Within the labour context, picketing represents a particularly crucial form of expression with strong historical roots. Strikes and picketlines have been used by Canadian unions to exert economic pressure and bargain with employers for over a century: affidavit of Dr. Jeffery M. Taylor, A.R. vol. IV, at p. 35. The use of picketlines is an invaluable tool in the economic arsenal of workers in the collective bargaining process: Rayner, at p. 483. As Judith McCormack, then Chair of the Ontario Labour Relations Board, explained in Great Atlantic & Pacific Co. of Canada,  O.L.R.B. Rep. March 303:
Picketing is . . . part of a group of economic sanctions which are considered key to the scheme of collective bargaining as a whole. While such sanctions are not frequently resorted to in the overall landscape of collective bargaining, it is axiomatic that the underlying threat of such economic conflict is what drives the vast majority of uneventful negotiations and contract settlements. [para. 35]
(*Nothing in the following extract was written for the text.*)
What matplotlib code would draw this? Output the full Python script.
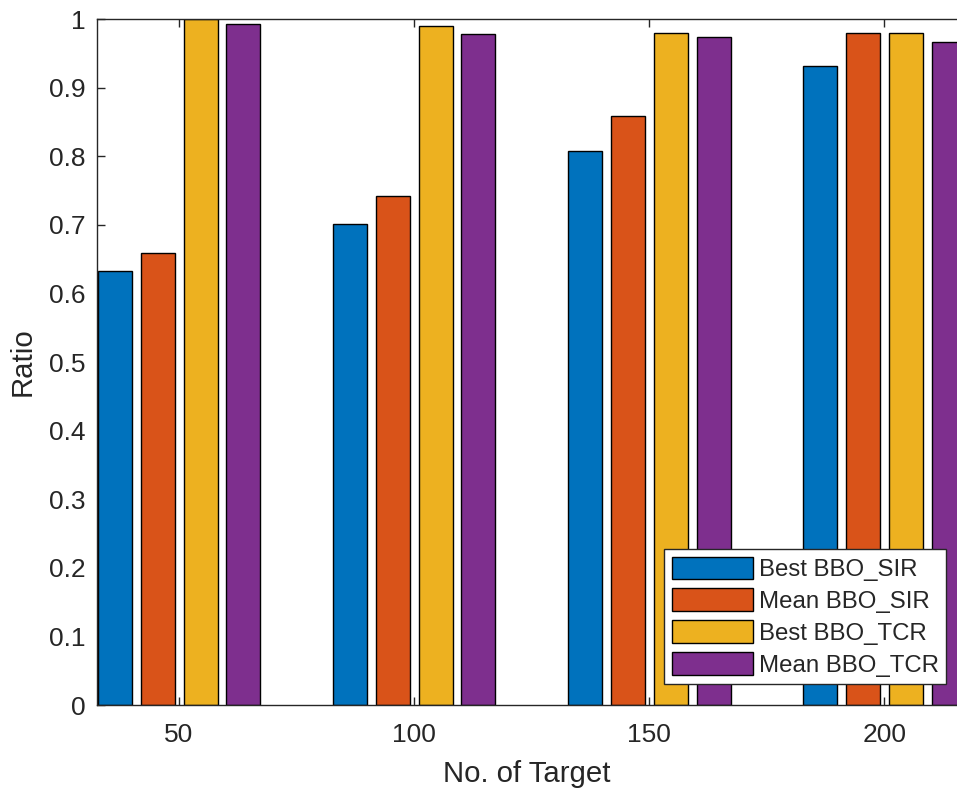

The effectiveness of picketlines is dependent on the ability of the union to try to convince the public not to cross the picketline and do business with the employer. Cory J. recognized the significance of the role of public opinion in KMart, where he observed that “it is often the weight of public opinion which will determine the outcome of the dispute”: para. 46. In some cases, this goal may be achieved simply by making others aware of the labour dispute. In others, however, a union may achieve its goal by putting pressure on those who intend to cross the picketline. The imposition of public or economic pressure has come to be accepted as a legitimate price to pay to encourage the parties to resolve their dispute. As McLachlin C.J. and LeBel J. observed in Pepsi, strikes are not tea parties: para. 90. This Court has acknowledged that such pressure is permissible as long as it does not rise to the level of a tortious or criminal act: Pepsi, at paras. 96 and 101-7.
To the court, PIPA “imposes restrictions on a union’s ability to communicate and persuade the public of its cause, impairing its ability to use one of its most effective bargaining strategies in the course of a lawful strike.” This infringement on a union’s protected freedom of expression rights is disproportionate to the province’s objective of providing individuals who cross the picket line control over their personal information.
In oral submissions, AIPC and the Attorney General of Alberta requested that, if they were unsuccessful, that the court strike down PIPA in its entirety. The court grants that request, declaring PIPA invalid, but also provides a 12 month exemption to that declaration, in order to allow the Alberta legislature time to draft new legislation.